* BEGIN Material *

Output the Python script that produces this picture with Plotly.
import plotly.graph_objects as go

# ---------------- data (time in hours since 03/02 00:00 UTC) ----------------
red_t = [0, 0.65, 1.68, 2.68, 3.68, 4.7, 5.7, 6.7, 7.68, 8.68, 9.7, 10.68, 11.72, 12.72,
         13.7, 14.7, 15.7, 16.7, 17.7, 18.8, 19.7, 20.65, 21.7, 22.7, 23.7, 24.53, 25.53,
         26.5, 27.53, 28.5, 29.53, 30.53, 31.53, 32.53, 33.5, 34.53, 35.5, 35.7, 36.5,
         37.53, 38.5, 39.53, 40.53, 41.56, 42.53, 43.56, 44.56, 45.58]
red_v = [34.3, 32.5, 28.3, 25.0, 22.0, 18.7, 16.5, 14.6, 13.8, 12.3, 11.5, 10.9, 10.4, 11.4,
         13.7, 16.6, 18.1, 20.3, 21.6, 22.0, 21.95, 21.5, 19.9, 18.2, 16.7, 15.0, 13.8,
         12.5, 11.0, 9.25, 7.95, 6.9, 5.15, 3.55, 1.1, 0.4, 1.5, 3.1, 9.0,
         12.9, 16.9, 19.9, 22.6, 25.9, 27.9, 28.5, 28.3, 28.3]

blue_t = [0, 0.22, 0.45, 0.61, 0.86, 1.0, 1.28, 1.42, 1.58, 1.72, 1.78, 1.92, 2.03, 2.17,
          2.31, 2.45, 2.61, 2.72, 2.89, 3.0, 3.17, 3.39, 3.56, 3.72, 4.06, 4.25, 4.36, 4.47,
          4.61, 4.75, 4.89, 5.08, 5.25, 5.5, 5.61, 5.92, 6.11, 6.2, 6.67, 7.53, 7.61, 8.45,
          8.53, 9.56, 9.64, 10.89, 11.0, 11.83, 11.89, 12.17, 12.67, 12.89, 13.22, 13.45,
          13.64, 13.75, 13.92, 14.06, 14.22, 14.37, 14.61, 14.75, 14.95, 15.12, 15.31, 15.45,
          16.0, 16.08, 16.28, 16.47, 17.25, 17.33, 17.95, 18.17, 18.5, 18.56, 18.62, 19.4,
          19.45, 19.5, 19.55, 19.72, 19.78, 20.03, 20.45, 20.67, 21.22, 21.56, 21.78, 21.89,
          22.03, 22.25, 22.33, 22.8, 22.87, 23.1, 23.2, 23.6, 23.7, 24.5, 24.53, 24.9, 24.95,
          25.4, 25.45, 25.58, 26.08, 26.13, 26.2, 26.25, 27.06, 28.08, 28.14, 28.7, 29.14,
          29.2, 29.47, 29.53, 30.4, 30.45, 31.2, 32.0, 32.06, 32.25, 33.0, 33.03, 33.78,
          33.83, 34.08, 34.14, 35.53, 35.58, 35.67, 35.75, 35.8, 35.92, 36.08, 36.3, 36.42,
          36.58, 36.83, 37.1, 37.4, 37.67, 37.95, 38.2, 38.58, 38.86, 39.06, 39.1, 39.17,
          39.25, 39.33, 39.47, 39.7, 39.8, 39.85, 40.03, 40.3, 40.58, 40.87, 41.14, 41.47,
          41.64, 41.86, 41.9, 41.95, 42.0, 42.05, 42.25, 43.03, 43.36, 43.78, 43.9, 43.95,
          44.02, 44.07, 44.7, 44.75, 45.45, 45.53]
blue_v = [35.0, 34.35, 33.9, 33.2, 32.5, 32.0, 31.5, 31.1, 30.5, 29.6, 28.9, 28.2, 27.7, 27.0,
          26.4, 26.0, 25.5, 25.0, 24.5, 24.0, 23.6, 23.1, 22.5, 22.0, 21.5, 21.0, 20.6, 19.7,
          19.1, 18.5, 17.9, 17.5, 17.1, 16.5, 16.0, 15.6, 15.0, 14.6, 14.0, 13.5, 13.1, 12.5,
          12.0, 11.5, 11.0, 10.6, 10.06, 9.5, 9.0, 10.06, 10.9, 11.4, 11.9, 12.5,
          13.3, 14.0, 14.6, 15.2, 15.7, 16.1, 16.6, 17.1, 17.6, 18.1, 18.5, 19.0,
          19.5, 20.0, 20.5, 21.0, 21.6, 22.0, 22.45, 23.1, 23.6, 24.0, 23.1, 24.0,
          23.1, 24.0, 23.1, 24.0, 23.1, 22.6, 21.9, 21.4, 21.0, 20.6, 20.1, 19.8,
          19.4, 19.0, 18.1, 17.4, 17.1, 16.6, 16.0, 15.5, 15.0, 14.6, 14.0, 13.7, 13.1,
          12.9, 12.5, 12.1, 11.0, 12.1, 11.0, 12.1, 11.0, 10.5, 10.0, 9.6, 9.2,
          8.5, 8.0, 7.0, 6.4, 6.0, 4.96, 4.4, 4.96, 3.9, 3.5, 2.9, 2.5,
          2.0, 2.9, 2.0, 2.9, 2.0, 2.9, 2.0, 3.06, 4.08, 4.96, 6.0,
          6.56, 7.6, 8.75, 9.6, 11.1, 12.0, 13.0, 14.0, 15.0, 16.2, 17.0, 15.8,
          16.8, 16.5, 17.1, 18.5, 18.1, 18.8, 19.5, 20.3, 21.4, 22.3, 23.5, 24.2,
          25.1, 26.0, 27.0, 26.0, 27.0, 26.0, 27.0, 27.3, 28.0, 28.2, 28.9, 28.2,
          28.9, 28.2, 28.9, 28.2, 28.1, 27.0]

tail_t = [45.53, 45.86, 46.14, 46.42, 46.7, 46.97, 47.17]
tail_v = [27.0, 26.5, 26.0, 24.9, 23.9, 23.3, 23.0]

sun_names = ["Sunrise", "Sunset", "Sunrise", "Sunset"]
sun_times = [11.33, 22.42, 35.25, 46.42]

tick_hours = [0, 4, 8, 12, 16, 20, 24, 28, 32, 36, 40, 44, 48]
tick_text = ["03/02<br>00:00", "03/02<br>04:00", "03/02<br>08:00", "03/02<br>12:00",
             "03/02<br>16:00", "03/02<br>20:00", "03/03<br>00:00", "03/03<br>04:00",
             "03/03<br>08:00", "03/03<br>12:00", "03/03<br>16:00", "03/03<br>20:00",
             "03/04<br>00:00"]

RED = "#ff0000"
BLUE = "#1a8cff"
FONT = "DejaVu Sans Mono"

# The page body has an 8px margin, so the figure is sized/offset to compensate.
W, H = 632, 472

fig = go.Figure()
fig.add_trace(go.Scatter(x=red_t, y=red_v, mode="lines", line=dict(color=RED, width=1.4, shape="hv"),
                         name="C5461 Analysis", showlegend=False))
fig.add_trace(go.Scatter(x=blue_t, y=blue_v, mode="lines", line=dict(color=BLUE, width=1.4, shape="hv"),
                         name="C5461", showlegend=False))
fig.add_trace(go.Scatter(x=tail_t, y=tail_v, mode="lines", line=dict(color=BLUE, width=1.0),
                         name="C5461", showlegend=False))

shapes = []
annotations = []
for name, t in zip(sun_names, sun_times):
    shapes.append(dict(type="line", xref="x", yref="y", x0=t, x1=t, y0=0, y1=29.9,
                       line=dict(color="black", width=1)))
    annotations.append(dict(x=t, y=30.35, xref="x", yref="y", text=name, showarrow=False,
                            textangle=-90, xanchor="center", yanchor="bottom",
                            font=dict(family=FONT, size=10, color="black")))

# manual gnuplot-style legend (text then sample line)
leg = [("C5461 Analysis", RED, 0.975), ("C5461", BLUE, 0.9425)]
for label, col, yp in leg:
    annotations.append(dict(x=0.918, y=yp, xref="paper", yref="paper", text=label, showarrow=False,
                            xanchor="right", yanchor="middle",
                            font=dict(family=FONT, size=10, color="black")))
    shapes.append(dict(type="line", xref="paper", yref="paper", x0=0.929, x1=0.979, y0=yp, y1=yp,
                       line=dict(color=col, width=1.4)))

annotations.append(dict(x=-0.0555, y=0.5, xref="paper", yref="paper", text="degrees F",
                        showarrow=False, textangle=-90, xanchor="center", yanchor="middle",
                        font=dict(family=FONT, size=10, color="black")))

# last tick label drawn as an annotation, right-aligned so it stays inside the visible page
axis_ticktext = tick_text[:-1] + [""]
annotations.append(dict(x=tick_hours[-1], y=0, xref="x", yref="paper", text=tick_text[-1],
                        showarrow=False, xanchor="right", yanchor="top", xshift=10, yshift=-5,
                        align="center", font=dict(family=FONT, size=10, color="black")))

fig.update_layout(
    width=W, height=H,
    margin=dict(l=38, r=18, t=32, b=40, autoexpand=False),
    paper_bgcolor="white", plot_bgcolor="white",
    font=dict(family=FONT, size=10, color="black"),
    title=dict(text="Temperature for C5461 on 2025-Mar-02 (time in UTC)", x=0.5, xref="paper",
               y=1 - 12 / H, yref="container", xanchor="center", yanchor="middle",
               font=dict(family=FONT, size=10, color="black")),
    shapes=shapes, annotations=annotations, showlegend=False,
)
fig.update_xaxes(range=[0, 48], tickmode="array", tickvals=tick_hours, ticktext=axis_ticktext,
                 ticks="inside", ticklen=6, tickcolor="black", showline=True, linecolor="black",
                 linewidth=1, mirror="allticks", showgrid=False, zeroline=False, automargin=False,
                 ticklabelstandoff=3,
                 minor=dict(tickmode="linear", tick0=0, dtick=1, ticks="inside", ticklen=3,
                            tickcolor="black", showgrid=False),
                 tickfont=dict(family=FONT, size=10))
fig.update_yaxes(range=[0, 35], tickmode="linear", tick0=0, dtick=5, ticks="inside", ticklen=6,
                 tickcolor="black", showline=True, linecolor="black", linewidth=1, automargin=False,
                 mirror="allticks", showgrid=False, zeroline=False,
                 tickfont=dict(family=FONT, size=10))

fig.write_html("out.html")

* END Material *

**What to do:** Repeat the material word for word from its opening line up to and including the line containing "import plotly.graph_objects as go".

**Output below:**
Output the Python script that produces this picture with Plotly.
import plotly.graph_objects as go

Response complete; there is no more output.